• Task directions:
Reproduce the listing below exactly, beginning with its first line and ending with the line that holds "plt.rcParams['font.family'] = ['Liberation"; pictures are not part of the copy.

• Data:
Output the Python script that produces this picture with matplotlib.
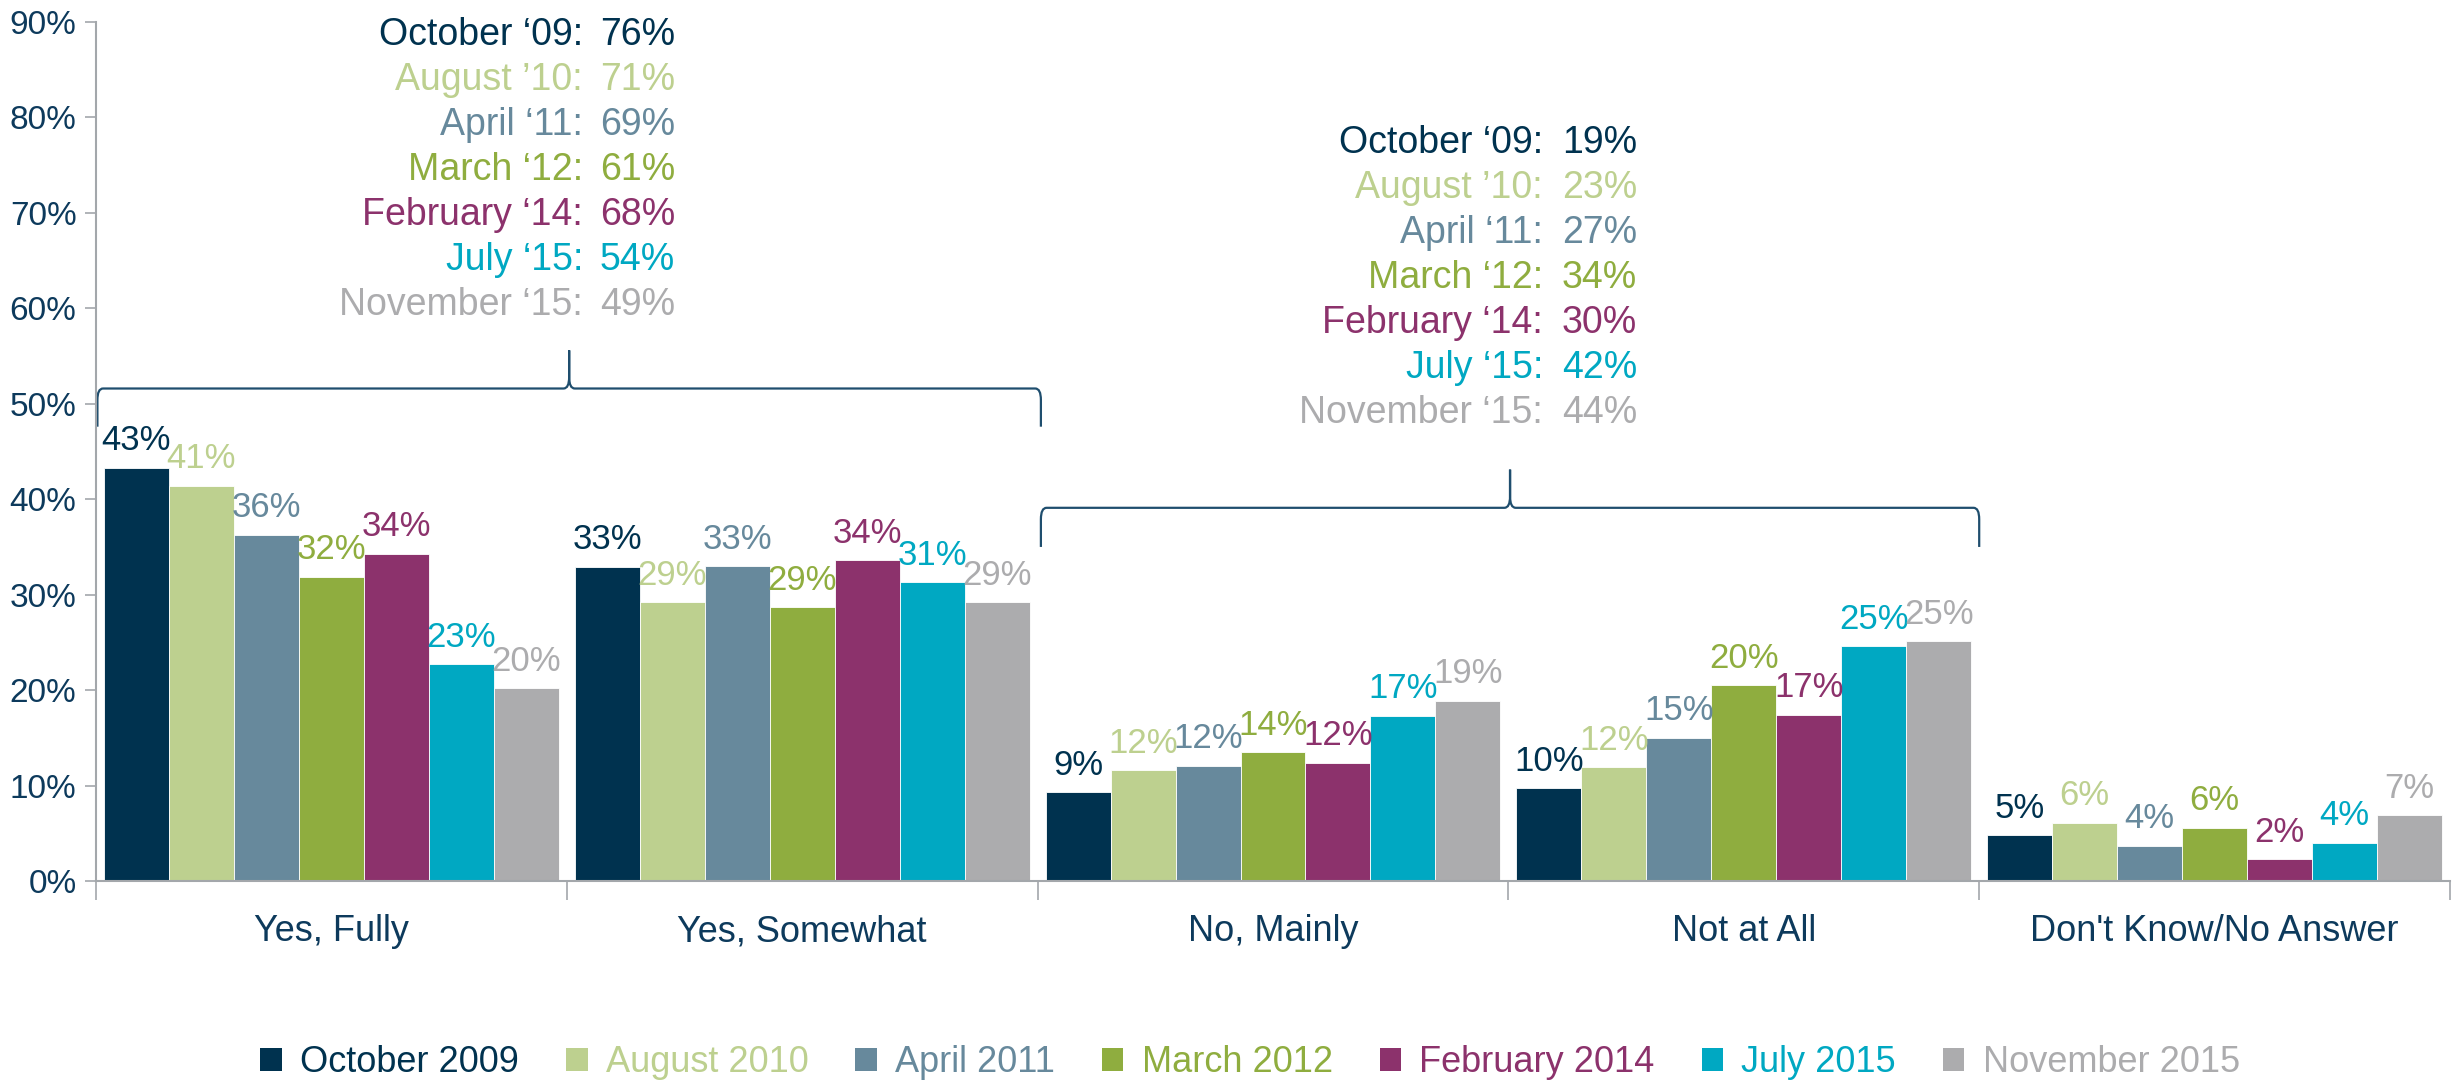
import matplotlib.pyplot as plt
import numpy as np
from matplotlib.path import Path
from matplotlib.patches import PathPatch, Patch

plt.rcParams['font.family'] = ['Liberation Sans', 'DejaVu Sans']

categories = ['Yes, Fully', 'Yes, Somewhat', 'No, Mainly', 'Not at All', "Don't Know/No Answer"]
series_names = ['October 2009', 'August 2010', 'April 2011', 'March 2012',
                'February 2014', 'July 2015', 'November 2015']
oct09 = [43.3, 32.9, 9.3, 9.7, 4.8]
aug10 = [41.4, 29.2, 11.6, 11.9, 6.1]
apr11 = [36.3, 33.0, 12.1, 15.0, 3.7]
mar12 = [31.9, 28.7, 13.5, 20.5, 5.6]
feb14 = [34.3, 33.6, 12.4, 17.4, 2.3]
jul15 = [22.7, 31.3, 17.3, 24.6, 4.0]
nov15 = [20.2, 29.2, 18.9, 25.1, 6.9]
values = [oct09, aug10, apr11, mar12, feb14, jul15, nov15]

colors = ['#00324f', '#bdd08f', '#67899c', '#8fad3f', '#8c326c', '#00a8c2', '#acacae']

# summary boxes (Yes total / No total)
summary_names = ['October \u201809:', 'August \u201910:', 'April \u201811:', 'March \u201812:',
                 'February \u201814:', 'July \u201815:', 'November \u201815:']
yes_total = [76, 71, 69, 61, 68, 54, 49]
no_total = [19, 23, 27, 34, 30, 42, 44]

navy = '#0d3a5c'
axis_grey = '#a3a7ab'

W, H = 2463, 1085
fig = plt.figure(figsize=(W / 100, H / 100), dpi=100)
ax = fig.add_axes([96 / W, 1 - 881 / H, (2450 - 96) / W, (881 - 22) / H])

n = len(series_names)
bw = 0.138
x = np.arange(len(categories))
for i in range(n):
    pos = x + (i - (n - 1) / 2) * bw
    ax.bar(pos, values[i], width=bw, color=colors[i], edgecolor='white', linewidth=0.6)
    for xp, v in zip(pos, values[i]):
        ax.text(xp, v + 1.1, f'{v:.0f}%', ha='center', va='bottom',
                fontsize=25, color=colors[i])

ax.set_xlim(-0.5, len(categories) - 0.5)
ax.set_ylim(0, 90)
ax.set_yticks(np.arange(0, 91, 10))
ax.set_yticklabels([f'{t}%' for t in range(0, 91, 10)], fontsize=24, color=navy)
ax.tick_params(axis='y', direction='out', length=8, width=1.2, color=axis_grey, pad=6)

ax.set_xticks(np.arange(-0.5, len(categories)), minor=False)
ax.set_xticklabels([])
ax.tick_params(axis='x', which='major', direction='out', length=14, width=1.2, color=axis_grey)
ax.set_xticks(x, minor=True)
ax.set_xticklabels(categories, minor=True, fontsize=26, color=navy)
ax.tick_params(axis='x', which='minor', length=0, pad=24)

for s in ['top', 'right']:
    ax.spines[s].set_visible(False)
for s in ['left', 'bottom']:
    ax.spines[s].set_color(axis_grey)
    ax.spines[s].set_linewidth(1.5)


def brace(ax, x0, x1, ybot, yline, ytip, color='#1f4e6e'):
    xm = (x0 + x1) / 2
    rx, ry = 0.012, 1.2
    verts = [(x0, ybot), (x0, yline - ry), (x0, yline), (x0 + rx, yline),
             (xm - rx, yline), (xm, yline), (xm, yline + ry),
             (xm, ytip), (xm, ytip),
             (xm, yline + ry), (xm, yline), (xm + rx, yline),
             (x1 - rx, yline), (x1, yline), (x1, yline - ry), (x1, ybot)]
    codes = [Path.MOVETO, Path.LINETO, Path.CURVE3, Path.CURVE3,
             Path.LINETO, Path.CURVE3, Path.CURVE3,
             Path.LINETO, Path.MOVETO,
             Path.LINETO, Path.CURVE3, Path.CURVE3,
             Path.LINETO, Path.CURVE3, Path.CURVE3, Path.LINETO]
    ax.add_patch(PathPatch(Path(verts, codes), facecolor='none', edgecolor=color,
                           lw=1.6, clip_on=False))


brace(ax, -0.497, 1.507, 47.6, 51.6, 55.6)
brace(ax, 1.507, 3.5, 35.0, 39.1, 43.1)


def summary(name_x, val_x, y0, totals):
    for i in range(n):
        yy = 1 - (y0 + 45 * i) / H
        fig.text(name_x / W, yy, summary_names[i], ha='right', va='center',
                 fontsize=27, color=colors[i])
        fig.text(val_x / W, yy, f'{totals[i]}%', ha='right', va='center',
                 fontsize=27, color=colors[i])


summary(583, 675, 35, yes_total)
summary(1543, 1637, 143, no_total)

handles = [Patch(facecolor=c, edgecolor='none') for c in colors]
fig.legend(handles, series_names, loc='center', ncol=n,
           bbox_to_anchor=(1250 / W, 1 - 1063 / H), frameon=False,
           fontsize=26, labelcolor=colors, handlelength=0.6, handleheight=0.6,
           handletextpad=0.5, columnspacing=1.3)

fig.savefig('out.png', dpi=100)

• Task result:
Output the Python script that produces this picture with matplotlib.
import matplotlib.pyplot as plt
import numpy as np
from matplotlib.path import Path
from matplotlib.patches import PathPatch, Patch

plt.rcParams['font.family'] = ['Liberation Sans', 'DejaVu Sans']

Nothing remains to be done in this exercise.